(Exercise details)
Once the pictures are set aside, transcribe the remaining data exactly.

(Information provided)

—————

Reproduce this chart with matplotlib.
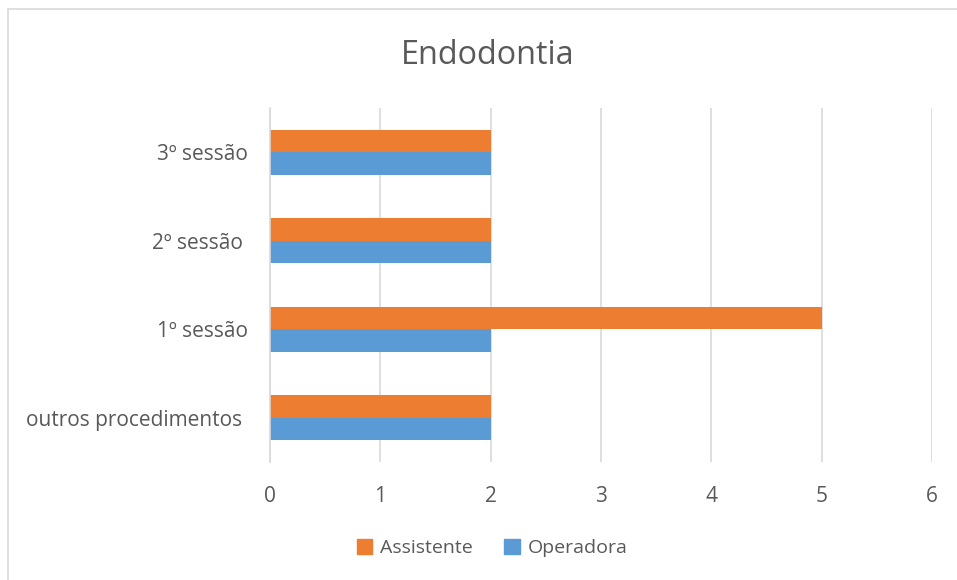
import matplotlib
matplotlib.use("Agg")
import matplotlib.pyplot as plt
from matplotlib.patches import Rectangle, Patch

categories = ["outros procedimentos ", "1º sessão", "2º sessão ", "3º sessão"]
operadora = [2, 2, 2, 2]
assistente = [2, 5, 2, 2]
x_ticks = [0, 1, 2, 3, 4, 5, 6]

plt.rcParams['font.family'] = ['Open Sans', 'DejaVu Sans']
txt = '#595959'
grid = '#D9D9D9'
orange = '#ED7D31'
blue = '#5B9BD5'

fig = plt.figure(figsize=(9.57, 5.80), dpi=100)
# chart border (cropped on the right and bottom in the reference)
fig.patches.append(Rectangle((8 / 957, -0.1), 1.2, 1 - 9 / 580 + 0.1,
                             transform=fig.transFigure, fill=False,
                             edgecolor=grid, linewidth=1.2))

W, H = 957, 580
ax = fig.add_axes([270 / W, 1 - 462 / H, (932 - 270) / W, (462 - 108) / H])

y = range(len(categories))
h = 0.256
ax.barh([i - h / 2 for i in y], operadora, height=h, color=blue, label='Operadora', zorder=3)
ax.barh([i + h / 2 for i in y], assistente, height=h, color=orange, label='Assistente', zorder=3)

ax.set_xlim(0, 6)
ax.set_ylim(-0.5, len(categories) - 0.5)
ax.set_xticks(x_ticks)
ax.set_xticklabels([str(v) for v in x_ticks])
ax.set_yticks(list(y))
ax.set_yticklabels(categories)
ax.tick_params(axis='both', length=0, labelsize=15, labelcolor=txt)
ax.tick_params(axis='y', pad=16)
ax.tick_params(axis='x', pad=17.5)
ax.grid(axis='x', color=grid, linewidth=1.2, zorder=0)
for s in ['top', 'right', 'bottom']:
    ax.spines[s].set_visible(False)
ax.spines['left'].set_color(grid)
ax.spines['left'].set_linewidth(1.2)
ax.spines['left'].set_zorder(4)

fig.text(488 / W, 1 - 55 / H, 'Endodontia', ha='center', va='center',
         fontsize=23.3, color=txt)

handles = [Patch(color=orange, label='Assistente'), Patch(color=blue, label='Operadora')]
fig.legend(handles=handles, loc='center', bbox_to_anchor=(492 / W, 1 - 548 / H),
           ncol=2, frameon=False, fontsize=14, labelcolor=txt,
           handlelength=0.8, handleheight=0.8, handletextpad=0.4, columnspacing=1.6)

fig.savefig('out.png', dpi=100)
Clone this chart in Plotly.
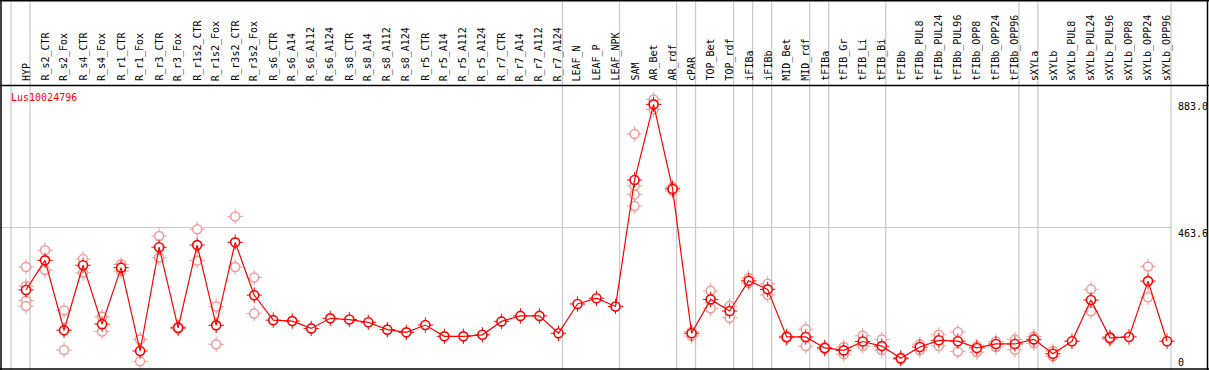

—————

(Right answer)
Reproduce this chart with matplotlib.
import matplotlib
matplotlib.use("Agg")
import matplotlib.pyplot as plt
from matplotlib.patches import Rectangle, Patch

categories = ["outros procedimentos ", "1º sessão", "2º sessão ", "3º sessão"]
operadora = [2, 2, 2, 2]
assistente = [2, 5, 2, 2]
x_ticks = [0, 1, 2, 3, 4, 5, 6]

plt.rcParams['font.family'] = ['Open Sans', 'DejaVu Sans']
txt = '#595959'
grid = '#D9D9D9'
orange = '#ED7D31'
blue = '#5B9BD5'

fig = plt.figure(figsize=(9.57, 5.80), dpi=100)
# chart border (cropped on the right and bottom in the reference)
fig.patches.append(Rectangle((8 / 957, -0.1), 1.2, 1 - 9 / 580 + 0.1,
                             transform=fig.transFigure, fill=False,
                             edgecolor=grid, linewidth=1.2))

W, H = 957, 580
ax = fig.add_axes([270 / W, 1 - 462 / H, (932 - 270) / W, (462 - 108) / H])

y = range(len(categories))
h = 0.256
ax.barh([i - h / 2 for i in y], operadora, height=h, color=blue, label='Operadora', zorder=3)
ax.barh([i + h / 2 for i in y], assistente, height=h, color=orange, label='Assistente', zorder=3)

ax.set_xlim(0, 6)
ax.set_ylim(-0.5, len(categories) - 0.5)
ax.set_xticks(x_ticks)
ax.set_xticklabels([str(v) for v in x_ticks])
ax.set_yticks(list(y))
ax.set_yticklabels(categories)
ax.tick_params(axis='both', length=0, labelsize=15, labelcolor=txt)
ax.tick_params(axis='y', pad=16)
ax.tick_params(axis='x', pad=17.5)
ax.grid(axis='x', color=grid, linewidth=1.2, zorder=0)
for s in ['top', 'right', 'bottom']:
    ax.spines[s].set_visible(False)
ax.spines['left'].set_color(grid)
ax.spines['left'].set_linewidth(1.2)
ax.spines['left'].set_zorder(4)

fig.text(488 / W, 1 - 55 / H, 'Endodontia', ha='center', va='center',
         fontsize=23.3, color=txt)

handles = [Patch(color=orange, label='Assistente'), Patch(color=blue, label='Operadora')]
fig.legend(handles=handles, loc='center', bbox_to_anchor=(492 / W, 1 - 548 / H),
           ncol=2, frameon=False, fontsize=14, labelcolor=txt,
           handlelength=0.8, handleheight=0.8, handletextpad=0.4, columnspacing=1.6)

fig.savefig('out.png', dpi=100)
Clone this chart in Plotly.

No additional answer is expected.